N. That's ridiculous.

They're going to be getting married. They're going to be flipping out, they're going to be raising children. They're going to be going through ... I can talk about what poverty and psychological stress and all that that has done in my life...I think we're going to be needed to help sort this out. If you've gotten through that twenty years and you're in your forties now and you haven't punched yourself out, I think you're in a good position.

N. You've got to figure out what you can give and how much. That's a hard thing, to figure out – what is the limit to what I can give, what's the scope of it.

You know we had that unique experience. We weren't supposed to be artists – the generation before us and it looks like the generations after us – we came through that thing of you could be what you wanted to be. It was an idealism that came off a generation of freedom in the best sense of the word. It takes a long time to implement change. Whether they like what we've contributed or not, doesn't matter. If they don't want to hear it from me...If I have to get out of the way... I think we have every reason to hold our heads up high. I had no business doing this, but I was privileged to be a part of it. I lasted five minutes, or whatever, and I haven't given up yet. I still want to do it. I know it will only be done in the future by people who have access of money, or whatever. But you know something? There was a point when it wasn't that way and it was done on sheer guts, and somebody's going to pay attention to that.

I remember talking to Harold Rosenberg in New York in the mid seventies before he died. And he told me about putting out this little critical essay magazine with some friends because it made sense. It was the thing to do. It was about a certain thing that they believed in and that's all they were going on. I think that's what good things are about. Good things are about not really having the right reasons to do them necessarily. I don't think that the kids that are coming after us are going to be unaware of those kinds of motivations as they get older.

N. They're going to look for alternatives and things that make sense to them.

These are psychological battles. We're talking about quality versus non-quality experiences. Art opens the door on quality experiences and you can't shut it. You can close it down and it looks like only a trickle is coming through, but you're not going to shut it. And I do believe in that. I really do believe that the power of education is in that, and I'm not a painter's painter that believes that painting is going to do it all by itself.

It's that issue of quality. It goes back to the work and it goes back to how the work is influencing people. I don't think that we're being overrun by the rest of the popular interests out there at all. I think that it's up to us to keep that flame alive. When I listened to Harold and Rose (Slivka) and Susan talk, and John, Ray, and Robert, they were talking about keeping this voice alive. After all, they were, most of them, surviving in environments that weren't supportive. In New York, all of those artists had to withstand the post World War II conservative attitudes that were coming out of a generation that wasn't all that open to a man putting a stripe on a canvas, let alone "something that a child or a monkey could do". Our reality is probably not as difficult. At least we can say we're artists, and people don't care.

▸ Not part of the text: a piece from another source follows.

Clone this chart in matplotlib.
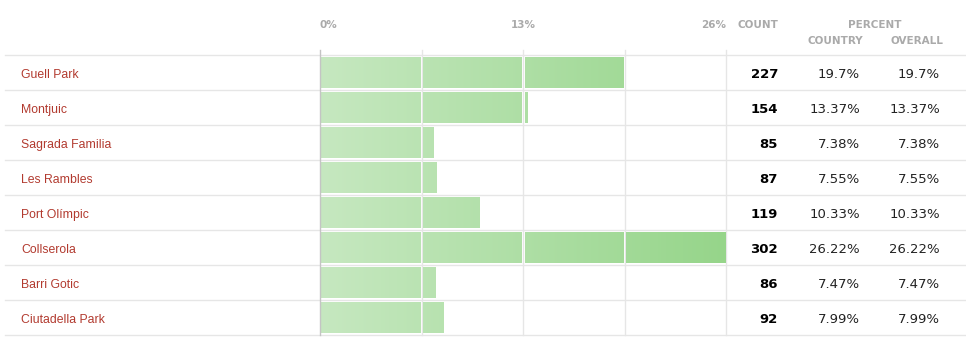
import matplotlib
matplotlib.use("Agg")
import matplotlib.pyplot as plt
import numpy as np
from matplotlib.transforms import blended_transform_factory
from matplotlib.colors import LinearSegmentedColormap

# data
places = ["Guell Park", "Montjuic", "Sagrada Familia", "Les Rambles",
          "Port Olímpic", "Collserola", "Barri Gotic", "Ciutadella Park"]
counts = [227, 154, 85, 87, 119, 302, 86, 92]
pct_country = [19.7, 13.37, 7.38, 7.55, 10.33, 26.22, 7.47, 7.99]
pct_overall = [19.7, 13.37, 7.38, 7.55, 10.33, 26.22, 7.47, 7.99]
tick_labels = ["0%", "13%", "26%"]
n_grid = 4

axis_max = max(pct_country)
grid_step = axis_max / n_grid

W, H = 966, 357
fig = plt.figure(figsize=(W / 100, H / 100), dpi=100)
fig.patch.set_facecolor("white")

# bar area: x 320..726 px, rows 55..335 px
ax = fig.add_axes([320 / W, (H - 335) / H, 406 / W, 280 / H])
ax.set_xlim(0, axis_max)
ax.set_ylim(len(places), 0)
ax.axis("off")

grid_col = "#e6e6e6"
hdr_col = "#aaaaaa"
name_col = "#b23a2f"

# vertical gridlines
for k in range(1, n_grid + 1):
    g = k * grid_step
    ax.plot([g, g], [-0.14, len(places)], color=grid_col, lw=1,
            clip_on=False, zorder=0)
ax.plot([0, 0], [-0.14, len(places)], color="#c4c4c4", lw=1,
        clip_on=False, zorder=3)

# row separators across the whole figure
trans = blended_transform_factory(fig.transFigure, ax.transData)
for r in range(len(places) + 1):
    ax.plot([5 / W, 1], [r, r], color=grid_col, lw=1, transform=trans,
            clip_on=False, zorder=0)

cmap = LinearSegmentedColormap.from_list("g", ["#c6e8c0", "#96d58a"])
grad = np.linspace(0, 1, 256).reshape(1, -1)
gap = 0.1
bar_h = 0.88

for i, v in enumerate(pct_country):
    edges = [0.0]
    k = 1
    while k * grid_step < v - 1e-9:
        edges.append(k * grid_step)
        k += 1
    edges.append(v)
    for a, b in zip(edges[:-1], edges[1:]):
        left = a + (gap if a > 0 else 0.06)
        right = b - (gap if b < v else 0.03)
        if right <= left:
            continue
        bars = ax.barh(i + 0.5, right - left, left=left, height=bar_h,
                       color="none", edgecolor="none")
        im = ax.imshow(grad, cmap=cmap, aspect="auto",
                       extent=[0, axis_max, i + 0.5 + bar_h / 2, i + 0.5 - bar_h / 2],
                       zorder=2)
        im.set_clip_path(bars.patches[0])

ax.set_xlim(0, axis_max)
ax.set_ylim(len(places), 0)

# header
hdr = dict(color=hdr_col, fontsize=7.5, fontweight="bold", va="baseline")
hy = 1 - 28 / H
hy2 = 1 - 44 / H
fig.text(320 / W, hy, tick_labels[0], ha="left", **hdr)
fig.text((320 + 406 / 2) / W, hy, tick_labels[1], ha="center", **hdr)
fig.text(726 / W, hy, tick_labels[2], ha="right", **hdr)
fig.text(778 / W, hy, "COUNT", ha="right", **hdr)
fig.text(875 / W, hy, "PERCENT", ha="center", **hdr)
fig.text(835 / W, hy2, "COUNTRY", ha="center", **hdr)
fig.text(917 / W, hy2, "OVERALL", ha="center", **hdr)

# row text
base = 0.16
for i, name in enumerate(places):
    y = i + 0.5 + base
    ax.text(21 / W, y, name, transform=trans, ha="left", va="baseline",
            color=name_col, fontsize=8.8, family="Liberation Sans")
    ax.text(778 / W, y, str(counts[i]), transform=trans, ha="right",
            va="baseline", color="black", fontsize=9.5, fontweight="bold")
    ax.text(860 / W, y, f"{pct_country[i]:g}%", transform=trans, ha="right",
            va="baseline", color="#222222", fontsize=9.5)
    ax.text(940 / W, y, f"{pct_overall[i]:g}%", transform=trans, ha="right",
            va="baseline", color="#222222", fontsize=9.5)

fig.savefig("out.png", dpi=100)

It goes back to that question. Who are these people? What are they doing? I don't care what they do. I don't care if they're in for five minutes or fifteen years, if they need a cape or they don't need a cape. Everybody's contributing to this, pushing this forward. And the recipients sometimes aren't the leaders. But the business is such that that's the way it goes. It doesn't have to be that way.

M. What you're talking about is a profound faith in the activity itself.

There it is. They were doing it because they believed in it. Nobody was supporting what they were doing. They were all being laughed at, these abstract painters in the 50s, in New York, at the time. There was no support. We think there was tremendous support. There was very little support. They believed in what they were doing. They lived a way of life and that was it. It hasn't been alternatived to death. It wasn't self-conscious. It was real.

Other artists I've met... I have a friend, Tom Fresh, who is a painter, transitioned from painting into high tech stuff, making clouds in rooms and stuff. There are a lot of people that were out there doing stuff that didn't end up on the pedastals, if you will. It's those people who have influenced so many people, that have kept alive those ways of thinking, the logic of pursuing that kind of poetic stream of thought, idealism, that pure vein of quality. And how many people do they influence?

Okay, things didn't work out. I paid my dues. This didn't work out. That didn't work out. It's no fun being alone. Screw it. I'm not going to sit around and listen to myself. I've got kids to go up to and tease and goof around with.

N. In your case do you care that people know your name, your personality? Or do you just want to be part of this stream of thought?

I'm happy to be a part of it. I'm really happy to be a part of it. I'm not sure about the other stuff. I'm not sure because I haven't experienced it so I can't say one way or the other. If it means what we were talking about earlier, going back to the 80's. No, I don't want to be a part of it. If it means something else, where you could get more done or better things, or quality situations, or have some kind of impact, sure. I do know that I've learned from a lot of different people over the years. Not all of them were well known, recognized people. But they did believe in this fine art, contemporary, original, progressive thinking kind of thing. And style comes in and out of that picture. But the message is still pretty clear. It's lasted through all that stuff. I don't get cynical because I don't believe that quality goes away. It think quality stays. Quality doesn't disappear. People hold on to quality. It may not be a popular issue, but it's still held on to.

It's a part of the progressive voice, progressive in the sense of open minded, open society, tolerant, respect, quality issues. That's why we suffer through our mediocrity. It's not just the view, it's the fact that the view is in this social situation, I like the fact that if people want to see my work, they have to come here. They have to go around the block.

N. And see what the environment is, see what other people are experiencing.

Maybe I can't go downstairs and hand out ten dollar bills, but I am letting people know that their plight is seen by not running away from them, and by staying here.